La magie du Coco Mama, c’est sûr, doit beaucoup à ces trajectoires atypiques et admirables en tout point.
(Patrick Claudet)
Inauguré peu avant la 57e édition du Montreux Jazz Festival, le restaurant Coco Mama est devenu en quelques semaines l’une des terrasses les plus courues de la Riviera. Derrière le concept de restauration inspiré par les cuisines japonaise et péruvienne, et incarné au quotidien par un binôme bien rôdé (lire ci-dessus), se cache un couple qui n’en est pas à son coup d’essai.
Estelle et Nicolas Mayer, secondés par leur fils Vadim, en cours de formation à l’EHL, exploitent en effet six établissements, dont cinq sont situés dans un périmètre délimité par Vevey, Caux et Montreux.

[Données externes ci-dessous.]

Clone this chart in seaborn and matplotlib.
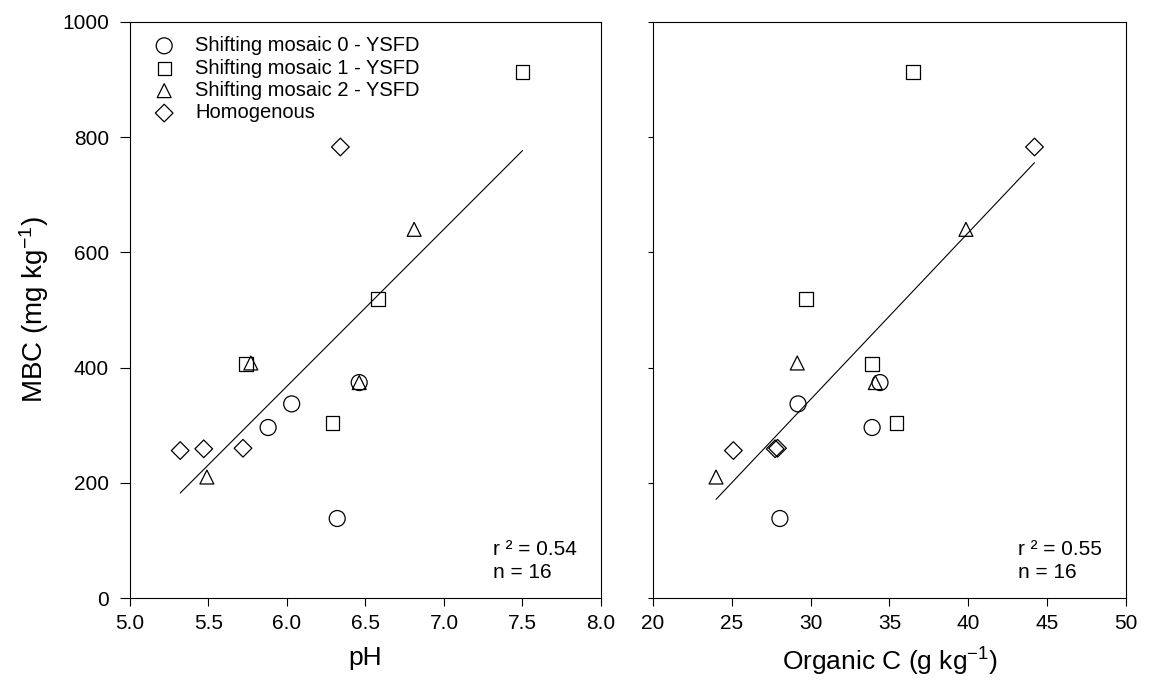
import matplotlib
matplotlib.use("Agg")
import matplotlib.pyplot as plt
import seaborn as sns
import pandas as pd
import numpy as np

# データ
groups = ["Shifting mosaic 0 - YSFD"] * 4 + ["Shifting mosaic 1 - YSFD"] * 4 \
    + ["Shifting mosaic 2 - YSFD"] * 4 + ["Homogenous"] * 4
ph = [6.46, 6.03, 5.88, 6.32,
      7.50, 6.58, 5.74, 6.29,
      6.81, 5.77, 6.46, 5.49,
      6.34, 5.32, 5.47, 5.72]
org_c = [34.4, 29.2, 33.9, 28.05,
         36.5, 29.7, 33.9, 35.45,
         39.85, 29.15, 34.1, 24.0,
         44.2, 25.1, 27.75, 27.9]
mbc = [374, 337, 296, 138,
       913, 519, 406, 304,
       640, 408, 374, 210,
       783, 256, 259, 260]

group_order = ["Shifting mosaic 0 - YSFD", "Shifting mosaic 1 - YSFD",
               "Shifting mosaic 2 - YSFD", "Homogenous"]
markers = {"Shifting mosaic 0 - YSFD": "o", "Shifting mosaic 1 - YSFD": "s",
           "Shifting mosaic 2 - YSFD": "^", "Homogenous": "D"}
sizes = {"o": 132, "s": 92, "^": 100, "D": 81}

stats_txt = ["r \u00b2 = 0.54\nn = 16", "r \u00b2 = 0.55\nn = 16"]

df = pd.DataFrame({"group": groups, "pH": ph, "orgC": org_c, "MBC": mbc})

sns.set_style("ticks")
plt.rcParams["font.family"] = ["Liberation Sans", "DejaVu Sans"]
plt.rcParams["mathtext.fontset"] = "custom"
plt.rcParams["mathtext.rm"] = "Liberation Sans"
plt.rcParams["mathtext.default"] = "regular"
for k in ["text.color", "axes.labelcolor", "xtick.color", "ytick.color", "axes.edgecolor"]:
    plt.rcParams[k] = "black"

fig = plt.figure(figsize=(11.5, 6.96), dpi=100)
ax1 = fig.add_axes([0.1130, 0.1408, 0.4096, 0.8276])
ax2 = fig.add_axes([0.5678, 0.1408, 0.4113, 0.8276])


def draw_panel(ax, xcol, show_legend):
    for g in group_order:
        sub = df[df["group"] == g]
        m = markers[g]
        sns.scatterplot(x=xcol, y="MBC", data=sub, marker=m, s=sizes[m],
                        color="black", facecolor="none", edgecolor="black",
                        linewidth=0.9, label=g if show_legend else None,
                        legend=False, ax=ax, zorder=3)
    sns.regplot(x=xcol, y="MBC", data=df, scatter=False, ci=None, truncate=True,
                color="black", line_kws={"lw": 0.8}, ax=ax)
    for s in ax.spines.values():
        s.set_linewidth(0.8)
        s.set_color("black")


draw_panel(ax1, "pH", True)
draw_panel(ax2, "orgC", False)

# 左パネル
ax1.set_xlim(5.0, 8.0)
ax1.set_ylim(0, 1000)
ax1.set_xticks(np.arange(5.0, 8.01, 0.5))
ax1.set_xticklabels([f"{v:.1f}" for v in np.arange(5.0, 8.01, 0.5)])
ax1.set_yticks(np.arange(0, 1001, 200))
ax1.tick_params(axis="y", length=7.2, width=0.8, pad=8, labelsize=15)
ax1.tick_params(axis="x", length=5.8, width=0.8, pad=6, labelsize=15)
ax1.set_xlabel("pH", fontsize=19, labelpad=9)
ax1.set_ylabel("MBC (mg kg$^{-1}$)", fontsize=20, labelpad=8)

# 右パネル
ax2.set_xlim(20, 50)
ax2.set_ylim(0, 1000)
ax2.set_xticks(np.arange(20, 51, 5))
ax2.set_yticks(np.arange(0, 1001, 200))
ax2.set_yticklabels([])
ax2.tick_params(axis="y", length=3.6, width=0.8)
ax2.tick_params(axis="x", length=5.8, width=0.8, pad=6, labelsize=15)
ax2.set_xlabel("Organic C (g kg$^{-1}$)", fontsize=19, labelpad=9)
ax2.set_ylabel("")

for ax, txt in zip([ax1, ax2], stats_txt):
    ax.text(0.771, 0.035, txt, transform=ax.transAxes, fontsize=15,
            ha="left", va="baseline", linespacing=1.25)

ax1.legend(loc="upper left", frameon=False, fontsize=14.5,
           borderaxespad=0.35, borderpad=0.35, handlelength=2.0,
           handletextpad=0.55, labelspacing=0.17)

fig.savefig("out.png", dpi=100)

Si la plupart sont des tables très prisées (la trattoria Bla Bla à Vevey, le Coucou et ses spécialités suisses à Caux, le Coco Mama et la toute nouvelle guinguette Lilo à Montreux), il y a aussi trois hôtels (Vevey House, Coucou à Caux et Tralala à Montreux), de petites unités de 13 à 36 chambres aux infrastructures modernes, avec chacune leur identité.
Cet ancrage hôtelier n’est pas une surprise: d’une part, Estelle Mayer est présidente de la Société des hôteliers Montreux-Vevey; d’autre part, le tout premier établissement, celui par lequel tout a débuté, est un écolodge sur l’île malgache de Sainte-Marie. Madagascar? C’est le pays d’origine du père de Nicolas et de ses frères, Francois-Xavier, alias Fifou, directeur opérationnel, et Patrice, directeur technique, et en charge de la décoration. «L’ouverture de cet hôtel de 20 villas pieds dans l’eau remonte à 2000, quand nous avons repris et transformé un établissement familial», explique Fifou, qui partage son temps entre la Suisse et Madagascar, et croisé lors de l’un de ses récents séjours sur la Riviera.